Per Will Smith interpretare Muhammad Alì cambiò tutto. Si confrontò con una parte fisica, ma anche carica di sfumature. Seguendo un regime di allenamento durissimo guadagnò peso, il fisico e la gestualità di un combattente. Adottò il regime dell’atleta tanto da entrare nei suoi panni senza mai lasciarli veramente. Il giorno della sua morte, nel giugno 2016, Smith era tra coloro che trasportarono la bara del pugile.
Il match che più interessa a Michael Mann non è però quello che si combatte a mano, regolato dalle regole dello sport. Il centro del film, che è anche quello che lo rende più debole e problematico, è il combattimento mediatico a tutto campo per i diritti dei neri e il progresso sociale degli Stati Uniti. Lì, dice il regista, Alì ha preso i colpi più duri che hanno rischiato di metterlo al tappeto.
Alì non è un fallimento, ma un tentativo di seguire la strada più difficile
Senza la voglia di compiacere con un banale film sportivo di cadute e rinascita (nonostante i match siano ripresi con un montaggio ipnotico) la regia carica il suo protagonista di una responsabilità collettiva che non sapeva di avere. Rispetto ai suoi compagni è il più inconsapevole e trascinato da una parte e dall’altra.

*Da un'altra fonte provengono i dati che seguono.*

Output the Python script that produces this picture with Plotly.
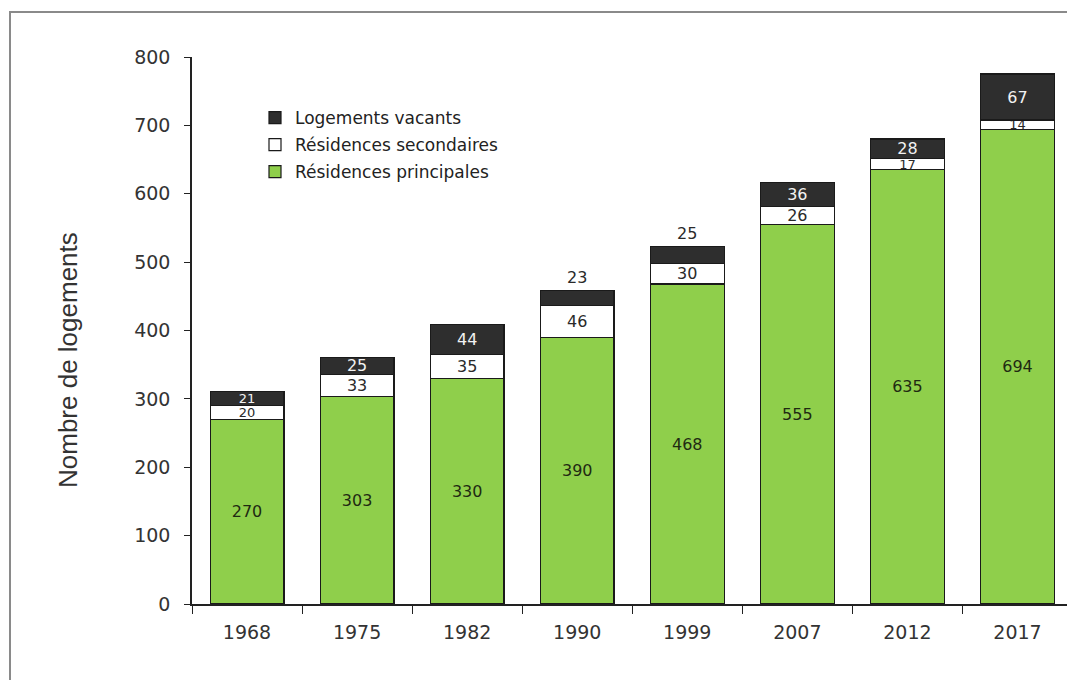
import plotly.graph_objects as go

# Housing stock by census year
years = ["1968", "1975", "1982", "1990", "1999", "2007", "2012", "2017"]
principales = [270, 303, 330, 390, 468, 555, 635, 694]
secondaires = [20, 33, 35, 46, 30, 26, 17, 14]
vacants = [21, 25, 44, 23, 25, 36, 28, 67]

GREEN = "#8fcf4b"
DARK = "#2e2e2e"
FONT = "DejaVu Sans, Verdana, sans-serif"
EDGE = dict(color="#1a1a1a", width=1.2)

# the 1990 and 1999 vacant counts are printed above their stacks
vac_pos = ["outside" if y in ("1990", "1999") else "inside" for y in years]

def label_sizes(values, pos=None):
    # thin segments get slightly smaller labels
    return [13 if v < 22 and (pos is None or pos[i] == "inside") else 16
            for i, v in enumerate(values)]

fig = go.Figure()
fig.add_bar(
    x=years, y=principales, name="Résidences principales", legend="legend3",
    marker=dict(color=GREEN, line=EDGE),
    text=[str(v) for v in principales], textposition="inside",
    insidetextanchor="middle", constraintext="none",
    textfont=dict(family=FONT, size=16, color="#1f2a12"),
)
fig.add_bar(
    x=years, y=secondaires, name="Résidences secondaires", legend="legend2",
    marker=dict(color="#ffffff", line=EDGE),
    text=[str(v) for v in secondaires], textposition="inside",
    insidetextanchor="middle", constraintext="none",
    textfont=dict(family=FONT, size=label_sizes(secondaires), color="#2a2a2a"),
)
fig.add_bar(
    x=years, y=vacants, name="Logements vacants", legend="legend",
    marker=dict(color=DARK, line=EDGE),
    text=[str(v) for v in vacants], textposition=vac_pos,
    insidetextanchor="middle", constraintext="none",
    insidetextfont=dict(family=FONT, size=label_sizes(vacants, vac_pos), color="#f2f2f2"),
    outsidetextfont=dict(family=FONT, size=16, color="#2a2a2a"),
    cliponaxis=False,
)

def legend_box(ypix):
    # one legend per entry so the rows can be spaced freely
    return dict(
        x=0.072, y=1 - (ypix - 57) / 547, xanchor="left", yanchor="middle",
        font=dict(family=FONT, size=17, color="#222"),
        itemwidth=30, bgcolor="rgba(0,0,0,0)",
    )

fig.update_layout(
    width=1067, height=680,
    barmode="stack", bargap=0.33,
    paper_bgcolor="white", plot_bgcolor="white",
    margin=dict(l=192, r=0, t=57, b=76),
    showlegend=True,
    legend=legend_box(118),
    legend2=legend_box(145),
    legend3=legend_box(172),
    xaxis=dict(
        type="category", range=[-0.5, 7.45],
        showline=True, linecolor="#222", linewidth=1.5,
        ticks="outside", tickson="boundaries", ticklen=8, tickcolor="#222",
        ticklabelstandoff=10,
        tickfont=dict(family=FONT, size=19, color="#333"),
        showgrid=False,
    ),
    yaxis=dict(
        range=[0, 800], tickvals=list(range(0, 801, 100)),
        showline=True, linecolor="#222", linewidth=1.5,
        ticks="outside", ticklen=6, tickcolor="#222",
        ticklabelstandoff=10,
        tickfont=dict(family=FONT, size=19, color="#333"),
        showgrid=False, zeroline=False,
    ),
    annotations=[
        dict(text="Nombre de logements", textangle=-90,
             xref="paper", yref="paper", x=(68 - 192) / 875, y=1 - (360 - 57) / 547,
             xanchor="center", yanchor="middle", showarrow=False,
             font=dict(family="Liberation Sans, Arial, sans-serif", size=26, color="#333")),
    ],
    shapes=[
        dict(type="rect", xref="paper", yref="paper",
             x0=(10 - 192) / 875, x1=1.2, y0=-0.3, y1=1 + 45 / 547,
             line=dict(color="#8a8a8a", width=2), layer="below"),
    ],
)

fig.write_html("out.html")
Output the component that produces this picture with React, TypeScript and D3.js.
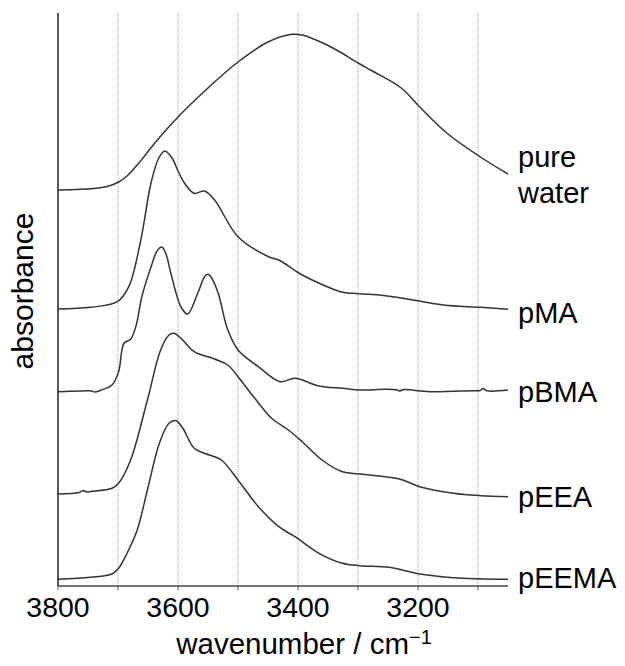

Abile comunicatore che ama accende le folle prima del match alzando la posta in gioco, anche nella partita dei diritti ogni sua decisione è una mossa strategica. Solo che spesso lo è di qualcun altro. Una partita a scacchi in cui è stato sia giocatore che pedina.
Tutti vogliono i vincitori, mentre i perdenti sono lasciati da soli. Serve la grandezza per cambiare le cose, serve rompere i limiti e infrangere i record. Bisogna far rumore, senza umiltà, ma con il coraggio di chi per tutta la vita si è preparato a smuovere le acque. Lo si può fare con la musica, con la politica, con lo sport e con qualsiasi mezzo si abbia a disposizione.
È questa, a 20 anni dalla sua uscita in Italia, la forza di un film imperfetto e sbilanciato. Possiede però quel sapore epico e collettivo, mai moralista o con la voglia di “evangelizzare”. Quella voglia di non dare alcun assist alla retorica dell'uomo perfetto, che oggi appare come un atto rivoluzionario.